#### Brief
Gather every line from the entries below that includes "this".

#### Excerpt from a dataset
• • • • •

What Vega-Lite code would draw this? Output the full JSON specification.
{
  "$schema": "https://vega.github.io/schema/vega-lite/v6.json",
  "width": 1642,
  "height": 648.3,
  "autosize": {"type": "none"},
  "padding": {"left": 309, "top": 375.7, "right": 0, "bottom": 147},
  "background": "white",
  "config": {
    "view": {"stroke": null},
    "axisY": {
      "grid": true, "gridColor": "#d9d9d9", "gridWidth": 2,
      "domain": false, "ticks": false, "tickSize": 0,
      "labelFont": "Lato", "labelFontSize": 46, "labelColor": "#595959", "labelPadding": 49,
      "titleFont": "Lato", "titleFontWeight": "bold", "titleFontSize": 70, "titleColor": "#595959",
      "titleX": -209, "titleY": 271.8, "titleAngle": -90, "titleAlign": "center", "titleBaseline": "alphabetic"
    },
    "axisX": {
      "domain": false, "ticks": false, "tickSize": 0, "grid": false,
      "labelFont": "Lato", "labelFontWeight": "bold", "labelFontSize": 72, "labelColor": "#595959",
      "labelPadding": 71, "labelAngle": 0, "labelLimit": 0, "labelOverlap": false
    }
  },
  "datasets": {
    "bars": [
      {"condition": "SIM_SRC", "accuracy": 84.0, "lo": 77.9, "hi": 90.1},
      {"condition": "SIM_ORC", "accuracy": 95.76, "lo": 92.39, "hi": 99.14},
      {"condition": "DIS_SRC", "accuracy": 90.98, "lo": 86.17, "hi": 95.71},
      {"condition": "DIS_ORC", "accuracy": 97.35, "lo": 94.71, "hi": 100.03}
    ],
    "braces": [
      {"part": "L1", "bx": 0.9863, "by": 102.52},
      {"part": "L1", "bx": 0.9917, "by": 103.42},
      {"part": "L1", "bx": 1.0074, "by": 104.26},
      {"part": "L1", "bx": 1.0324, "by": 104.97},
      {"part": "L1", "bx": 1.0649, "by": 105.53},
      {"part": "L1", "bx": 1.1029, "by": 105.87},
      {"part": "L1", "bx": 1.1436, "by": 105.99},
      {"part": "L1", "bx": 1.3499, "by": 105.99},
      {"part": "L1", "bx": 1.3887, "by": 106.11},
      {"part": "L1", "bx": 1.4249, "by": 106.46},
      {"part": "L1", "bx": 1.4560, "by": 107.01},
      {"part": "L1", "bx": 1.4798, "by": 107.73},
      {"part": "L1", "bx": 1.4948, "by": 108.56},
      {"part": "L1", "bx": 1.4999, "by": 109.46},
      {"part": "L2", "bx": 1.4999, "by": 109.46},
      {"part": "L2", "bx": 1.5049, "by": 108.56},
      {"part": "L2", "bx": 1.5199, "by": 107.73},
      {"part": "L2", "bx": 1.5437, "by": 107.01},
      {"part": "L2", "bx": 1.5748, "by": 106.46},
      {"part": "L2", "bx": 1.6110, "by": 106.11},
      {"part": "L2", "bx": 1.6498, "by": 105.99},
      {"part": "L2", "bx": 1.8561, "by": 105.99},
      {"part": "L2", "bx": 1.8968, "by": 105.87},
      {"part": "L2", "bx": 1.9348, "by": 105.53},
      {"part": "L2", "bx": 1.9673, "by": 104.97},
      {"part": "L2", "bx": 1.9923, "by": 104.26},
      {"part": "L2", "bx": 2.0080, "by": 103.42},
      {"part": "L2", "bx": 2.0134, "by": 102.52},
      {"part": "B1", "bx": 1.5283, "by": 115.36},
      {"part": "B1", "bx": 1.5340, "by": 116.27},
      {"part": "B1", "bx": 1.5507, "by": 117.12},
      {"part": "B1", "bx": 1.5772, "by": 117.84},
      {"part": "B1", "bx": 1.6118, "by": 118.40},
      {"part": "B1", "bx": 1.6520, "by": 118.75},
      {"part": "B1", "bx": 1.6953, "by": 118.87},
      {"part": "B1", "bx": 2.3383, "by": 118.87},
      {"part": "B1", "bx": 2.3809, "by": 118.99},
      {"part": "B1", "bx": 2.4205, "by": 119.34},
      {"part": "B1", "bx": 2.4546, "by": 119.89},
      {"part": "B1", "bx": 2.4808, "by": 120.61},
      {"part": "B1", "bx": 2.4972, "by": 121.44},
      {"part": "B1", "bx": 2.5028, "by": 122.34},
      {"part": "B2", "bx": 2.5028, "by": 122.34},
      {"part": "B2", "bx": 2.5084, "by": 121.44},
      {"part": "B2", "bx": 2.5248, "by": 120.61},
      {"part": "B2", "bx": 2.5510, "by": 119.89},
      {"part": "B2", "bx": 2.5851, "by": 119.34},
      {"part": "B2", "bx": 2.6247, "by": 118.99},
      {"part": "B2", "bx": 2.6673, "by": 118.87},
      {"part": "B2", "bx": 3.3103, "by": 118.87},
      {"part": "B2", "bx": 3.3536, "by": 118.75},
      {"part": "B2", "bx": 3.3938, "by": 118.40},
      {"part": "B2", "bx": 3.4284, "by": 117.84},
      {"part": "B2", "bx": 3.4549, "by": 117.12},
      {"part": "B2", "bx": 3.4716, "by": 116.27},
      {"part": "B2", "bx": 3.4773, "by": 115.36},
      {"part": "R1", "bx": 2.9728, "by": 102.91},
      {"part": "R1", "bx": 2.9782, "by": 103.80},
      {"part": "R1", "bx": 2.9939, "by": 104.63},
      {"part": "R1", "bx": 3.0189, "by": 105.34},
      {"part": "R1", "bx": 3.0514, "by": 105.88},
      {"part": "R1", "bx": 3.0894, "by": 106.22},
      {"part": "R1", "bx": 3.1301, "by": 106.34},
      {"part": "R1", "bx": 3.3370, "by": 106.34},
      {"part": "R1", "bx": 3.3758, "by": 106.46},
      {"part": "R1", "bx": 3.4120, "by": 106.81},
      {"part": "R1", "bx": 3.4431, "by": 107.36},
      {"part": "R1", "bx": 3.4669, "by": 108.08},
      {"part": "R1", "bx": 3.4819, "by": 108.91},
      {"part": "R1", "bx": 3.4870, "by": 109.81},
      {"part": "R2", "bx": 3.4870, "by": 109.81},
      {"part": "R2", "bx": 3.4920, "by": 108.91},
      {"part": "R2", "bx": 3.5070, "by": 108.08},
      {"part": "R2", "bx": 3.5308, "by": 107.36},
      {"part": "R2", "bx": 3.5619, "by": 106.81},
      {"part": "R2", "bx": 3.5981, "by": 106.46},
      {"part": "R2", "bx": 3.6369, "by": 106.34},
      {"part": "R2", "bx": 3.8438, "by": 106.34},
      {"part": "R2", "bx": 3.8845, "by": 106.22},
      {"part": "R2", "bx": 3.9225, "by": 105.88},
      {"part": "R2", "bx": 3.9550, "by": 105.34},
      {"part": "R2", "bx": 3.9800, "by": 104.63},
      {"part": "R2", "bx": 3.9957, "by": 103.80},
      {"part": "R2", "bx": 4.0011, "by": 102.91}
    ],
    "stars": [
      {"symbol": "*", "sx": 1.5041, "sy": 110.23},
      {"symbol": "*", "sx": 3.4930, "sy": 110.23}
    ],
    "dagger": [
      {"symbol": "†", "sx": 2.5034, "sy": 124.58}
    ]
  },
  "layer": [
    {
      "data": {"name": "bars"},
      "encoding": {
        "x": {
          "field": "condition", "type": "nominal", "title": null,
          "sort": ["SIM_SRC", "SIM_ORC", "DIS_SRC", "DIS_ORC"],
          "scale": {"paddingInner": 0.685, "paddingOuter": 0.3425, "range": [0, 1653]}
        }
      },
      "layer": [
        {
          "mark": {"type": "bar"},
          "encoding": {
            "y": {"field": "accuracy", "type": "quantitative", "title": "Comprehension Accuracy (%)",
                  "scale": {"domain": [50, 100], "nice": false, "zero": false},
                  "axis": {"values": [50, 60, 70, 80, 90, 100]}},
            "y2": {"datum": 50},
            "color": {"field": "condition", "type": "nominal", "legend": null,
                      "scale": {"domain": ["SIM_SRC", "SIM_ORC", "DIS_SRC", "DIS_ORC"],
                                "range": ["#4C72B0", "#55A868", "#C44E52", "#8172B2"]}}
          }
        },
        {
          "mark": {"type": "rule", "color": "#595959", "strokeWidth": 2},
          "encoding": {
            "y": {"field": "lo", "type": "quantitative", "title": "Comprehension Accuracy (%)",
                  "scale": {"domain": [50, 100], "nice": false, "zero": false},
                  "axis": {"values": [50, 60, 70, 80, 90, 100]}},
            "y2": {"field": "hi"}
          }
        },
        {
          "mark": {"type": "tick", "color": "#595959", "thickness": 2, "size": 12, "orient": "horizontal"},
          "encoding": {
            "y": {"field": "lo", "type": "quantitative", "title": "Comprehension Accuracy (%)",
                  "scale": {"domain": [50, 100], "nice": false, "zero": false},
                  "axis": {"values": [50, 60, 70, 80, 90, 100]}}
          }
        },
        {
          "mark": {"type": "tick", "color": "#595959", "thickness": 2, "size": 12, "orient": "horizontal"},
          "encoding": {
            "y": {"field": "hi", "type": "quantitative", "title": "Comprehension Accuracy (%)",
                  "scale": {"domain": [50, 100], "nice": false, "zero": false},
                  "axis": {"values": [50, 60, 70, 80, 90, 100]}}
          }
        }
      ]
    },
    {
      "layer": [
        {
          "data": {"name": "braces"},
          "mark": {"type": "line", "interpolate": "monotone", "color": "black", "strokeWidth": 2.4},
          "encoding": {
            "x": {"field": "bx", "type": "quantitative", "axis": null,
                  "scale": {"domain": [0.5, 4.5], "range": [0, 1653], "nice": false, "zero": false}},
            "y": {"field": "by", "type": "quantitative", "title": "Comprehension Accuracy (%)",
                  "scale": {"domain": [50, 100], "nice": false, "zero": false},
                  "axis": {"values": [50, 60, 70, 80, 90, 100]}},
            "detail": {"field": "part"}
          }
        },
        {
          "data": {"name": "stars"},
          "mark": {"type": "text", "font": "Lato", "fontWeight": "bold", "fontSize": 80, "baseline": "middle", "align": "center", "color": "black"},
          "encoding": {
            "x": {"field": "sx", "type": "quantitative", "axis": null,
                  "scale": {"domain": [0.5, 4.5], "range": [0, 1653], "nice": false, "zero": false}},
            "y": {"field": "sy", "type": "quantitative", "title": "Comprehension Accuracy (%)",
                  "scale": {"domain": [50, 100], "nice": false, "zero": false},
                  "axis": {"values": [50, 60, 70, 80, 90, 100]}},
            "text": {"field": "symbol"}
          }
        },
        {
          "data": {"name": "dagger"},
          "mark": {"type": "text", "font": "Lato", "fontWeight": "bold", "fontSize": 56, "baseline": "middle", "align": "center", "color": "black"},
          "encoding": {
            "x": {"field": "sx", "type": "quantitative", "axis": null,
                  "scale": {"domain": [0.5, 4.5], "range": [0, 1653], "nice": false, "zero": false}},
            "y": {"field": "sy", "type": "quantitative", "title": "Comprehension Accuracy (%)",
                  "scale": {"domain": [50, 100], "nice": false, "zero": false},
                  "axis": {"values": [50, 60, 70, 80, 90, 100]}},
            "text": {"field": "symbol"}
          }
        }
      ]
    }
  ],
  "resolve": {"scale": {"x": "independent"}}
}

• • • • •

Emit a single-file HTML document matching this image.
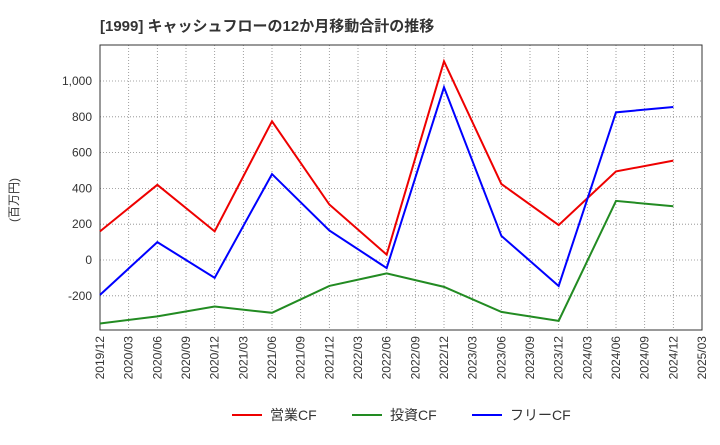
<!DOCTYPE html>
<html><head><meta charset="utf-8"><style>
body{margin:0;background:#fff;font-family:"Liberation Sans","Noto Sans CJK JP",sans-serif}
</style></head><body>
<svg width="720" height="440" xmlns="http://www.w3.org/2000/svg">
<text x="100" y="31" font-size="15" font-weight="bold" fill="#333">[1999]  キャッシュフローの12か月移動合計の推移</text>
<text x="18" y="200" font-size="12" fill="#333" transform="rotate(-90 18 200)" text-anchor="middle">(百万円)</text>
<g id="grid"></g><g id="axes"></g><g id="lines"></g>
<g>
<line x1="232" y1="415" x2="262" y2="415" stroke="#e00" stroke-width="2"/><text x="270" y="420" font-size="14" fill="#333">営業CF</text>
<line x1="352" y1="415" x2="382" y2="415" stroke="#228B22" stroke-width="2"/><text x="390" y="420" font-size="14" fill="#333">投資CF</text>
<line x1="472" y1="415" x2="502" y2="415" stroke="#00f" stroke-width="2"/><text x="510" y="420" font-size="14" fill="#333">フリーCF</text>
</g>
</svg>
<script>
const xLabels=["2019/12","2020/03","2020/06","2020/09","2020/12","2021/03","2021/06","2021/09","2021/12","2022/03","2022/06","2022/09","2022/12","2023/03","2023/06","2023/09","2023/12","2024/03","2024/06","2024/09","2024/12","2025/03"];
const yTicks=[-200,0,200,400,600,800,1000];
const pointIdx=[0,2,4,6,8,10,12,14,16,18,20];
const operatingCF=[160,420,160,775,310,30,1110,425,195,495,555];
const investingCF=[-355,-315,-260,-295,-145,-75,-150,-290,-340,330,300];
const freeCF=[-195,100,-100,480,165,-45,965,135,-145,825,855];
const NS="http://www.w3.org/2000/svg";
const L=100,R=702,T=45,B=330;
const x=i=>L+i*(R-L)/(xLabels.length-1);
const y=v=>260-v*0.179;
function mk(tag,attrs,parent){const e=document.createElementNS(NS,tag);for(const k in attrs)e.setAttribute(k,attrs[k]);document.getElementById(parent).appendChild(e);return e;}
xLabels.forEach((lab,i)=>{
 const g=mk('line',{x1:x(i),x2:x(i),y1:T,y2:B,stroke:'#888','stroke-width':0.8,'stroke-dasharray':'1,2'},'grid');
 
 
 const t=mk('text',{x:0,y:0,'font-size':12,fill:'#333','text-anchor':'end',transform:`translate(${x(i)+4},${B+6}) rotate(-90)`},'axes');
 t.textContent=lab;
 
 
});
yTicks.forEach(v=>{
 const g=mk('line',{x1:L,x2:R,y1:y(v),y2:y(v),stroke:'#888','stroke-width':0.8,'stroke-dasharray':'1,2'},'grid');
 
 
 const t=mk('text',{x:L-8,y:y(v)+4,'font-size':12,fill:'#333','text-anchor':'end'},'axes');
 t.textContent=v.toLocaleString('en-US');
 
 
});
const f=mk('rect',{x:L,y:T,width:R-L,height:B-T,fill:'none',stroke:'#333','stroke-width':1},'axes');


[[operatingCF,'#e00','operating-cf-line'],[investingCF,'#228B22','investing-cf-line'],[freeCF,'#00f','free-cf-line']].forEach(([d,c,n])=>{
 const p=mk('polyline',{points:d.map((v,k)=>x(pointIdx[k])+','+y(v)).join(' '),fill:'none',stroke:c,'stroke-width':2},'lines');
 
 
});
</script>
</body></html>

• • • • •

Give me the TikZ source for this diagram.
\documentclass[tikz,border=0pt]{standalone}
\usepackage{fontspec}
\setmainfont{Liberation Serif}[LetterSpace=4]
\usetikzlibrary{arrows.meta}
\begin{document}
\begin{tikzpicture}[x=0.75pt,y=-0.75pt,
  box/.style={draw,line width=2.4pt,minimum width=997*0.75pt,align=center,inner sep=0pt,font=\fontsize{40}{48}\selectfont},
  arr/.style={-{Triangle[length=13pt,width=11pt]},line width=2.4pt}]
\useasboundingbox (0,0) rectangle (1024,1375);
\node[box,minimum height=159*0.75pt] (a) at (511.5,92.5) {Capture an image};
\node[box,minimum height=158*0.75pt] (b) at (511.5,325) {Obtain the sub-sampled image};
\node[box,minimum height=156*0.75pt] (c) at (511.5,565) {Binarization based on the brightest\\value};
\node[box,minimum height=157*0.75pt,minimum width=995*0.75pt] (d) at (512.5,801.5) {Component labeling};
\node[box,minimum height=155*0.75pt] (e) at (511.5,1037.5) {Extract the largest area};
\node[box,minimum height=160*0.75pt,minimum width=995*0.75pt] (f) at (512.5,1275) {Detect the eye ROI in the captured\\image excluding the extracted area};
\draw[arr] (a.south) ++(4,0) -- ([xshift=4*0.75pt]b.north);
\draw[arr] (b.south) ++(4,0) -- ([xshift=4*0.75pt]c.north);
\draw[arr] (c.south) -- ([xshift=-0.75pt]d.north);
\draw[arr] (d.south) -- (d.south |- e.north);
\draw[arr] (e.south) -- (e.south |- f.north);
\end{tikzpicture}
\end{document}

• • • • •

#### Task response
What Vega-Lite code would draw this? Output the full JSON specification.
Emit a single-file HTML document matching this image.
Give me the TikZ source for this diagram.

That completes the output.